(Raw data)
....................

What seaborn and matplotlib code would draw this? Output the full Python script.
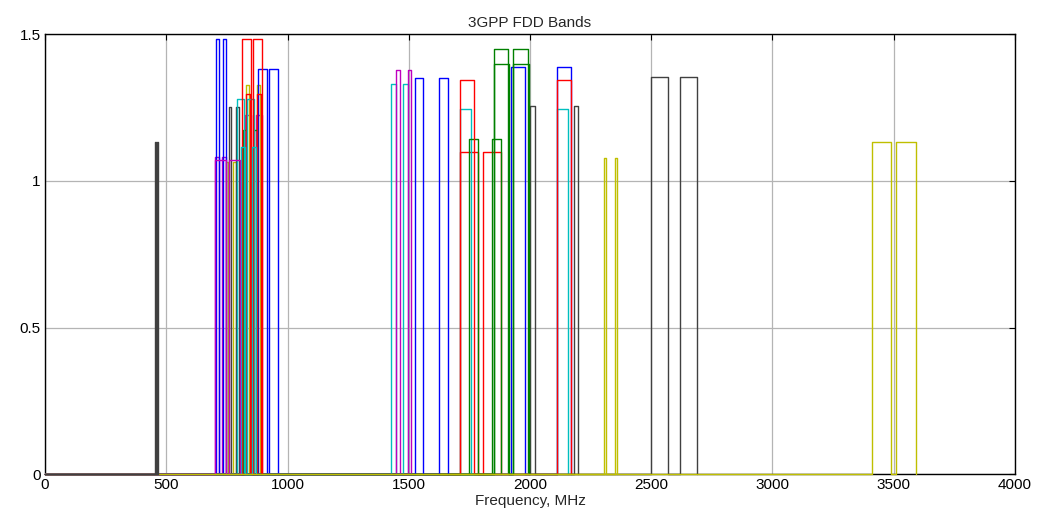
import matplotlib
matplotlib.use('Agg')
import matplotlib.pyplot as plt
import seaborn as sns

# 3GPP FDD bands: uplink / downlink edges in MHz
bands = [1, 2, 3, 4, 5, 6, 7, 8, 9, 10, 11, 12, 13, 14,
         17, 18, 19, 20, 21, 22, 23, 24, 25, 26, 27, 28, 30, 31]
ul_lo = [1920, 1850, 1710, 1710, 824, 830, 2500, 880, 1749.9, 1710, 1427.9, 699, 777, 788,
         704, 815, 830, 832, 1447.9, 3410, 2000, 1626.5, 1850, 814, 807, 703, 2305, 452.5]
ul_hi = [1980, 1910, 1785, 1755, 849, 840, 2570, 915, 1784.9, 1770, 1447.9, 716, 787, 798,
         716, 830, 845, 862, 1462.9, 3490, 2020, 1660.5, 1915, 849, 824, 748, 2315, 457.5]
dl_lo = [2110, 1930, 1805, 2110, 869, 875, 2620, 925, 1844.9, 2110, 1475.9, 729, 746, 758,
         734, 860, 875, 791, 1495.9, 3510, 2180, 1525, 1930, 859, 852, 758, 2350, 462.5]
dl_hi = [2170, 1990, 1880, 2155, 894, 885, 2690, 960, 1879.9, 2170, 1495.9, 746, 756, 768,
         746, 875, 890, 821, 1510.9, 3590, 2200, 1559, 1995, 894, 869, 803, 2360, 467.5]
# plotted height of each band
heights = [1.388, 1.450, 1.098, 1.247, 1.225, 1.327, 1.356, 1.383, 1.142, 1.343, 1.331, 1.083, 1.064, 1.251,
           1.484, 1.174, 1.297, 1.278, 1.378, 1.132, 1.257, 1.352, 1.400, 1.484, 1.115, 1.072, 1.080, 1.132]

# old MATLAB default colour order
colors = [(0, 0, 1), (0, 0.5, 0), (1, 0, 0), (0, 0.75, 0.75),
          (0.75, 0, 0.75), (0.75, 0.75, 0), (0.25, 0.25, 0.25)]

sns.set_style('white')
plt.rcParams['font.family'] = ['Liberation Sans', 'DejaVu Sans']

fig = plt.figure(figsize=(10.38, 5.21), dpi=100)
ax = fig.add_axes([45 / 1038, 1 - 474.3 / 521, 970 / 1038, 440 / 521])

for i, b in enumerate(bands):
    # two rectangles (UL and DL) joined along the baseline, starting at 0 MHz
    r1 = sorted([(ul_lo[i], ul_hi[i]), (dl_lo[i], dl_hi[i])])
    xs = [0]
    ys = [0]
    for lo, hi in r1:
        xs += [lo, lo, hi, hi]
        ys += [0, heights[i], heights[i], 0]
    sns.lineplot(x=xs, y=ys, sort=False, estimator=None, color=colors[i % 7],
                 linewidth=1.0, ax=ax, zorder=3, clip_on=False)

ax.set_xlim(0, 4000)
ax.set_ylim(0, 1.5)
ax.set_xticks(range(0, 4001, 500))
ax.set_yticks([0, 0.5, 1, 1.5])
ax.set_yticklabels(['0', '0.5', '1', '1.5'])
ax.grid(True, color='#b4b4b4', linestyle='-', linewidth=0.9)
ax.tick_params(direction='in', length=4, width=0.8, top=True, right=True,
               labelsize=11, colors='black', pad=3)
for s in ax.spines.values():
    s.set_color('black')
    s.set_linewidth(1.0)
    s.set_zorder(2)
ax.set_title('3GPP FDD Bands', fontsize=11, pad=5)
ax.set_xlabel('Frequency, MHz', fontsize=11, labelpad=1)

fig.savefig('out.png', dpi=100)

....................

(What is being asked) Write out again, exactly, the lines from the start of the listing up to the line containing "(0.75, 0, 0.75), (0.75, 0.75, 0), (0.25, 0.25, 0.25)]", with both ends and without pictures.

(Solution to the exercise)
What seaborn and matplotlib code would draw this? Output the full Python script.
import matplotlib
matplotlib.use('Agg')
import matplotlib.pyplot as plt
import seaborn as sns

# 3GPP FDD bands: uplink / downlink edges in MHz
bands = [1, 2, 3, 4, 5, 6, 7, 8, 9, 10, 11, 12, 13, 14,
         17, 18, 19, 20, 21, 22, 23, 24, 25, 26, 27, 28, 30, 31]
ul_lo = [1920, 1850, 1710, 1710, 824, 830, 2500, 880, 1749.9, 1710, 1427.9, 699, 777, 788,
         704, 815, 830, 832, 1447.9, 3410, 2000, 1626.5, 1850, 814, 807, 703, 2305, 452.5]
ul_hi = [1980, 1910, 1785, 1755, 849, 840, 2570, 915, 1784.9, 1770, 1447.9, 716, 787, 798,
         716, 830, 845, 862, 1462.9, 3490, 2020, 1660.5, 1915, 849, 824, 748, 2315, 457.5]
dl_lo = [2110, 1930, 1805, 2110, 869, 875, 2620, 925, 1844.9, 2110, 1475.9, 729, 746, 758,
         734, 860, 875, 791, 1495.9, 3510, 2180, 1525, 1930, 859, 852, 758, 2350, 462.5]
dl_hi = [2170, 1990, 1880, 2155, 894, 885, 2690, 960, 1879.9, 2170, 1495.9, 746, 756, 768,
         746, 875, 890, 821, 1510.9, 3590, 2200, 1559, 1995, 894, 869, 803, 2360, 467.5]
# plotted height of each band
heights = [1.388, 1.450, 1.098, 1.247, 1.225, 1.327, 1.356, 1.383, 1.142, 1.343, 1.331, 1.083, 1.064, 1.251,
           1.484, 1.174, 1.297, 1.278, 1.378, 1.132, 1.257, 1.352, 1.400, 1.484, 1.115, 1.072, 1.080, 1.132]

# old MATLAB default colour order
colors = [(0, 0, 1), (0, 0.5, 0), (1, 0, 0), (0, 0.75, 0.75),
          (0.75, 0, 0.75), (0.75, 0.75, 0), (0.25, 0.25, 0.25)]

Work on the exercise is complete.